Starting off with a day-in-the-life of an Everyman vibe, Riley hooks the audience up with Cassius Green (Lakeith Stanfield), an Oakland slacker-hustler living in the garage of his uncle Sergio (Terry Crews) with his avant-garde artist girlfriend named Detroit (Tessa Thompson). Cassius over-schemes his way through an interview to become a telemarketer in a world that seems just a tad-bit too askew of our own. There’s a frenzied pace to the televised breaking news segments and a somewhat frayed edge to the everyday scenes that feels even shabbier than what we’ve come to expect from indie films.
But once Cassius starts working, things really get surreal. With each call, he literally drops into the frame with his would-be clients, in the midst of sex or oddball interactions with family members, and we see him struggling to seize and maintain their attention for enough time to sink his selling hook into them. Within seconds, he’s lost most of them and the hilarity of the exchanges quickly becomes desperate. Cassius needs cash and he believes he’s got what it takes to win and influence people, yet it’s not until he has a conversation with an older co-worker (Danny Glover in a hilarious cameo) and gets some helpful advice that his situation changes for the better.
The secret, Glover reveals, is to “use your white voice,” and not just the inoffensive Will Smith white voice, but the one that mimics the worry-free privilege that most white folks aren’t even aware that they enjoy (mainly because this voice belongs to the 1% and even regular white people can only imagine and aspire to this level). Once Cassius taps into his real white voice (David Cross), Sorry to Bother You gets down to the nitty-gritty essence of its theme—an investigation of class warfare and the lesson President Trump tried to teach America during his run for the White House.
Most of us remember his bold (and at the time, completely absurd) statement that he could walk up to someone in Times Square, shoot them in the face and get away with it, because he’s Donald Trump. The quote obviously stirred up controversy, but what we failed to acknowledge was his absolute calm and certainty in making it in the first place. This was a man who understood that, in this cultural/social moment, he was speaking a profound truth about his power and the cult of personality that had developed around him.
Cassius discovers the potential of his real white voice and his employers empower him to use it in the same way. Steve Lift (Armie Hammer) is the head of a somewhat nefarious corporation that has created a system of prison-industrial-complex-rooted slave labor by convincing people that they want the security of living and working in confined spaces because it takes away all of the stress and worry that comes with freedom. Lift snatches Cassius from his already fast-tracked rise up the seedy corporate ladder and attempts to entice him to become a pawn in a far more insidious scheme that goes into an alternative sci-fi realm of political surrealism.
The film dares audiences to shout back at the narrative leaps. We find ourselves wanting to call out the outlandish bullshit, but the more crazy and frazzled the story becomes, the more it feels like a sad and all-too accurate reflection of our current reality.

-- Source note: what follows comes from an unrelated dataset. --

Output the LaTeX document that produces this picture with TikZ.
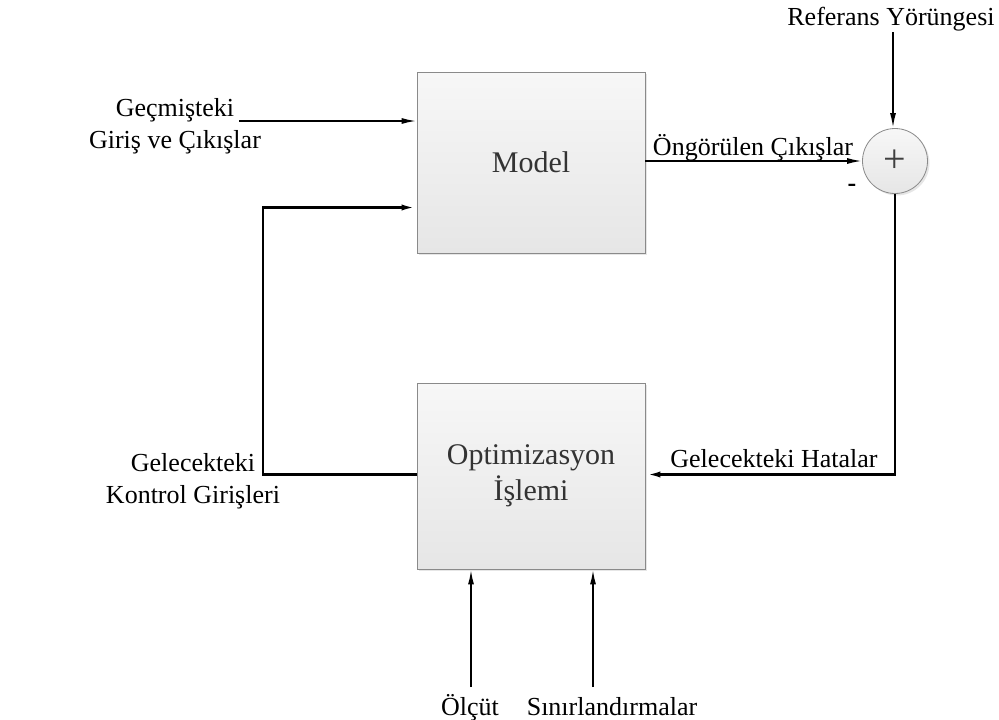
\documentclass[tikz,border=0pt]{standalone}
\usepackage{fontspec}
\setmainfont{Liberation Serif}
\usetikzlibrary{arrows.meta,shadows,calc}
\definecolor{boxtop}{HTML}{F7F7F7}
\definecolor{boxbot}{HTML}{E6E6E6}
\definecolor{boxline}{HTML}{8A8A8A}
\begin{document}
\begin{tikzpicture}[x=1pt,y=-1pt,
  block/.style={draw=boxline, line width=0.8pt, top color=boxtop, bottom color=boxbot,
    minimum width=228pt, align=center, font=\fontsize{30}{36}\selectfont, text=black!80,
    drop shadow={shadow xshift=2pt,shadow yshift=-2pt,opacity=0.2}},
  sumnode/.style={circle, draw=boxline, line width=0.8pt, top color=boxtop, bottom color=boxbot,
    minimum size=65pt, inner sep=0pt,
    drop shadow={shadow xshift=2pt,shadow yshift=-2pt,opacity=0.2}},
  lbl/.style={font=\fontsize{26}{32}\selectfont, align=center, inner sep=0pt},
  tip/.style={-{Latex[length=15pt,width=6pt]}},
  flow/.style={line width=1.8pt, tip},
  fb/.style={line width=2.6pt, tip},
]
\useasboundingbox (0,0) rectangle (999,720);

\node[block, minimum height=181pt] (model) at (531,162.5) {Model};
\node[block, minimum height=186pt] (opt) at (531,476) {Optimizasyon\\İşlemi};
\node[sumnode] (sum) at (895,161) {};
\node[font=\fontsize{40}{40}\selectfont, text=black!75, inner sep=0pt] (plus) at (sum.center) {+};

% labels
\node[lbl, anchor=base] (ref) at (891,25) {Referans Yörüngesi};
\node[lbl, anchor=base] (past) at (175,148) {Geçmişteki\\Giriş ve Çıkışlar};
\node[lbl, anchor=base] (pred) at (753,155) {Öngörülen Çıkışlar};
\node[lbl, anchor=base, font=\fontsize{26}{32}\selectfont\bfseries] (minus) at (852,191) {-};
\node[lbl, anchor=base] (err) at (774,467) {Gelecekteki Hatalar};
\node[lbl, anchor=base] (ctrl) at (193,503) {Gelecekteki\\Kontrol Girişleri};
\node[lbl, anchor=base] (olcut) at (470,715) {Ölçüt};
\node[lbl, anchor=base] (sinir) at (612,715) {Sınırlandırmalar};

% helper coordinates
\coordinate (pastend) at (239,121);
\coordinate (fbl) at (263,474.5);
\coordinate (reftop) at (893,32);
\coordinate (oltop) at (471,687);
\coordinate (sitop) at (593,687);

% connectors
\draw[flow] (pastend) -- (pastend -| model.west);
\draw[flow] (model.east |- sum.west) -- (sum.west);
\draw[flow] (reftop) -- (reftop |- sum.north);
\draw[fb] (sum.south) |- ([yshift=1.5pt]opt.east);
\draw[fb] ([yshift=1.5pt]opt.west) -- (fbl) |- ([yshift=-45pt]model.west);
\draw[flow] (oltop) -- (oltop |- opt.south);
\draw[flow] (sitop) -- (sitop |- opt.south);
\end{tikzpicture}
\end{document}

Nothing makes sense as we watch the endless news cycle spotlighting the widening fracture in our two-party system, a U.S. President who labels the free press and our closest NATO allies as enemies, while embracing a known national adversary who attempted to subvert our electoral process.
The world is coming apart at the seams, so it makes sense that Sorry to Bother Youlooks and feels like a dystopian nightmare that’s slightly out of focus. What Riley has done, in true revolutionary (and with a fascinating degree of genius) fashion is build a narrative on a foundation of concerns about race and race relations that expands sneakily into a discourse on power of diversity to effect change. This is what all power for all the people looks like on the front lines; we’ve just been bamboozled for so long that we couldn’t recognize it.